= Data segment =
----
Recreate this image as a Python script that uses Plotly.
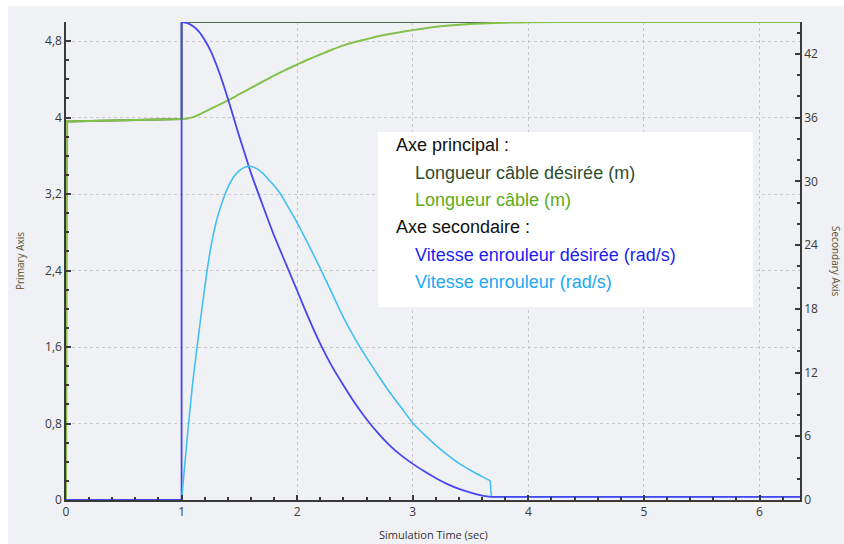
import plotly.graph_objects as go

# ---------------- data ----------------
# Primary axis: cable length (m)
t_len_des = [0.0, 0.01, 1.0, 1.0, 6.35]
len_des = [3.96, 3.96, 3.985, 5.0, 5.0]

t_len = [0.0, 0.01, 1.0, 1.05, 1.1, 1.15, 1.2, 1.3, 1.4, 1.5, 1.6, 1.7, 1.8, 1.9,
         2.0, 2.1, 2.2, 2.3, 2.4, 2.5, 2.6, 2.7, 2.8, 2.9, 3.0, 3.2, 3.4, 3.6,
         3.8, 4.0, 4.5, 6.35]
len_act = [0.0, 3.96, 3.985, 3.99, 4.005, 4.03, 4.06, 4.12, 4.18, 4.245, 4.31, 4.375,
           4.44, 4.50, 4.555, 4.61, 4.66, 4.71, 4.755, 4.79, 4.82, 4.85, 4.875, 4.895,
           4.915, 4.95, 4.972, 4.985, 4.993, 4.997, 5.0, 5.0]

# Secondary axis: reel speed (rad/s)
t_spd_des = [0.0, 1.0, 1.0, 1.05, 1.1, 1.15, 1.2, 1.25, 1.3, 1.35, 1.4, 1.45, 1.5,
             1.55, 1.6, 1.7, 1.8, 1.9, 2.0, 2.1, 2.2, 2.3, 2.4, 2.5, 2.6, 2.7, 2.8,
             2.9, 3.0, 3.1, 3.2, 3.3, 3.4, 3.5, 3.6, 3.67, 6.35]
spd_des = [0.0, 0.0, 45.0, 44.9, 44.6, 44.1, 43.3, 42.3, 41.0, 39.5, 37.8, 36.0, 34.2,
           32.5, 30.8, 27.8, 24.9, 22.3, 19.7, 17.1, 14.7, 12.6, 10.8, 9.1, 7.6, 6.3,
           5.15, 4.2, 3.4, 2.7, 2.05, 1.5, 1.05, 0.7, 0.42, 0.3, 0.3]

t_spd = [1.0, 1.025, 1.05, 1.075, 1.1, 1.15, 1.2, 1.25, 1.3, 1.35, 1.4, 1.45, 1.5,
         1.55, 1.6, 1.65, 1.7, 1.75, 1.8, 1.85, 1.9, 2.0, 2.1, 2.2, 2.3, 2.4, 2.5,
         2.6, 2.7, 2.8, 2.9, 3.0, 3.1, 3.2, 3.3, 3.4, 3.5, 3.6, 3.67, 3.68, 6.35]
spd_act = [0.0, 3.0, 6.0, 8.8, 11.4, 15.8, 20.0, 23.6, 26.2, 28.0, 29.4, 30.4, 31.0,
           31.35, 31.4, 31.2, 30.8, 30.2, 29.6, 28.9, 28.0, 26.1, 24.0, 21.8, 19.5,
           17.2, 15.2, 13.4, 11.75, 10.15, 8.7, 7.25, 6.15, 5.15, 4.25, 3.45, 2.8,
           2.2, 1.8, 0.3, 0.3]

x_tick_vals = [0, 1, 2, 3, 4, 5, 6]
y1_tick_vals = [0, 0.8, 1.6, 2.4, 3.2, 4, 4.8]
y2_tick_vals = [0, 6, 12, 18, 24, 30, 36, 42]

legend_headers = ["Axe principal :", "Axe secondaire :"]
legend_items = ["Longueur câble désirée (m)", "Longueur câble (m)",
                "Vitesse enrouleur désirée (rad/s)", "Vitesse enrouleur (rad/s)"]

# ---------------- styling ----------------
C_LEN_DES = "#4f6e4b"
C_LEN = "#82c24a"
C_SPD_DES = "#4646f0"
C_SPD = "#42c0f2"
TXT_LEN_DES = "#2f4d2f"
TXT_LEN = "#5aac20"
TXT_SPD_DES = "#1c1cf5"
TXT_SPD = "#20a8f5"
BG = "#f0f1f4"
AX = "#3a3a3a"

W, H = 844, 544
L, R, T, B = 66, 800, 22, 500


def px(x):
    return (x - L) / (R - L)


def py(y):
    return (B - y) / (B - T)


def seg(xs, ys, i0, i1, color, width, yaxis, shape):
    return go.Scatter(x=xs[i0:i1], y=ys[i0:i1], mode="lines", yaxis=yaxis,
                      line=dict(color=color, width=width, shape=shape,
                                smoothing=0.6 if shape == "spline" else None))


fig = go.Figure()
# desired length (step)
fig.add_trace(seg(t_len_des, len_des, 0, None, C_LEN_DES, 2, "y", "linear"))
# actual length
fig.add_trace(seg(t_len, len_act, 0, 3, C_LEN, 2, "y", "linear"))
fig.add_trace(seg(t_len, len_act, 2, None, C_LEN, 2, "y", "spline"))
# desired speed
fig.add_trace(seg(t_spd_des, spd_des, 0, 3, C_SPD_DES, 1.8, "y2", "linear"))
fig.add_trace(seg(t_spd_des, spd_des, 2, 36, C_SPD_DES, 1.8, "y2", "spline"))
# actual speed
fig.add_trace(seg(t_spd, spd_act, 0, 39, C_SPD, 1.6, "y2", "spline"))
fig.add_trace(seg(t_spd, spd_act, 38, None, C_SPD, 1.6, "y2", "linear"))
# desired speed flat tail drawn on top (as in reference)
fig.add_trace(seg(t_spd_des, spd_des, 35, None, C_SPD_DES, 1.8, "y2", "linear"))

tickfont = dict(family="Open Sans", size=12, color="#383838")

fig.update_layout(
    width=W, height=H,
    margin=dict(l=L, r=W - R, t=T, b=H - B, pad=0),
    paper_bgcolor="white",
    plot_bgcolor=BG,
    showlegend=False,
    separators=", ",
    xaxis=dict(range=[0, 6.35], tickvals=x_tick_vals, ticks="inside", ticklen=5,
               tickcolor=AX, tickwidth=1.5, showline=True, linecolor=AX, linewidth=1.5,
               showgrid=True, gridcolor="#c9c9cc", griddash="dot", gridwidth=1,
               zeroline=False, tickfont=tickfont,
               minor=dict(dtick=0.2, ticks="inside", ticklen=3, tickcolor=AX, showgrid=False)),
    yaxis=dict(range=[0, 5], tickvals=y1_tick_vals, ticks="inside", ticklen=5,
               tickcolor=AX, tickwidth=1.5, showline=True, linecolor=AX, linewidth=1.5,
               showgrid=True, gridcolor="#c9c9cc", griddash="dot", gridwidth=1,
               zeroline=False, tickfont=tickfont, tickformat=".1~f",
               minor=dict(dtick=0.2, ticks="inside", ticklen=3, tickcolor=AX, showgrid=False)),
    yaxis2=dict(range=[0, 45], tickvals=y2_tick_vals, overlaying="y", side="right",
                ticks="inside", ticklen=5, tickcolor=AX, tickwidth=1.5,
                showline=True, linecolor=AX, linewidth=1.5, showgrid=False,
                zeroline=False, tickfont=tickfont,
                minor=dict(dtick=2, ticks="inside", ticklen=3, tickcolor=AX)),
)

# grey panel (white margin at top-left like the reference)
fig.add_shape(type="rect", xref="paper", yref="paper", layer="below",
              x0=px(8), x1=px(W + 5), y0=py(H + 5), y1=py(6),
              fillcolor=BG, line=dict(width=0))

# legend box
fig.add_shape(type="rect", xref="paper", yref="paper",
              x0=px(378), x1=px(753), y0=py(307), y1=py(132),
              fillcolor="white", line=dict(width=0))

lfont = "Liberation Sans, Arial, sans-serif"
entries = [
    (legend_headers[0], 394, 145, "#111111"),
    (legend_items[0], 413, 173, TXT_LEN_DES),
    (legend_items[1], 413, 200, TXT_LEN),
    (legend_headers[1], 394, 227, "#111111"),
    (legend_items[2], 413, 255, TXT_SPD_DES),
    (legend_items[3], 413, 282, TXT_SPD),
]
for txt, x, y, col in entries:
    fig.add_annotation(text=txt, xref="paper", yref="paper", x=px(x), y=py(y),
                       xanchor="left", yanchor="middle", showarrow=False,
                       font=dict(family=lfont, size=18, color=col))

# axis titles
fig.add_annotation(text="Primary Axis", xref="paper", yref="paper",
                   x=px(20), y=py(261), textangle=-90, showarrow=False,
                   xanchor="center", yanchor="middle",
                   font=dict(family="Open Sans", size=10, color="#5e4c2c"))
fig.add_annotation(text="Secondary Axis", xref="paper", yref="paper",
                   x=px(836), y=py(261), textangle=90, showarrow=False,
                   xanchor="center", yanchor="middle",
                   font=dict(family="Open Sans", size=10, color="#5e4c2c"))
fig.add_annotation(text="Simulation Time (sec)", xref="paper", yref="paper",
                   x=px(433), y=py(534), showarrow=False,
                   xanchor="center", yanchor="middle",
                   font=dict(family="Open Sans", size=11, color="#333333"))

fig.write_html("out.html", config={"displayModeBar": False},
               post_script="document.body.style.margin='0';document.body.style.overflow='hidden';")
----
= Required task =
Please quote the lines of the material, beginning with the first and ending with the one that contains "len_des = [3.96, 3.96, 3.985, 5.0, 5.0]", exactly as written and without any pictures.

= Exercise output =
Recreate this image as a Python script that uses Plotly.
import plotly.graph_objects as go

# ---------------- data ----------------
# Primary axis: cable length (m)
t_len_des = [0.0, 0.01, 1.0, 1.0, 6.35]
len_des = [3.96, 3.96, 3.985, 5.0, 5.0]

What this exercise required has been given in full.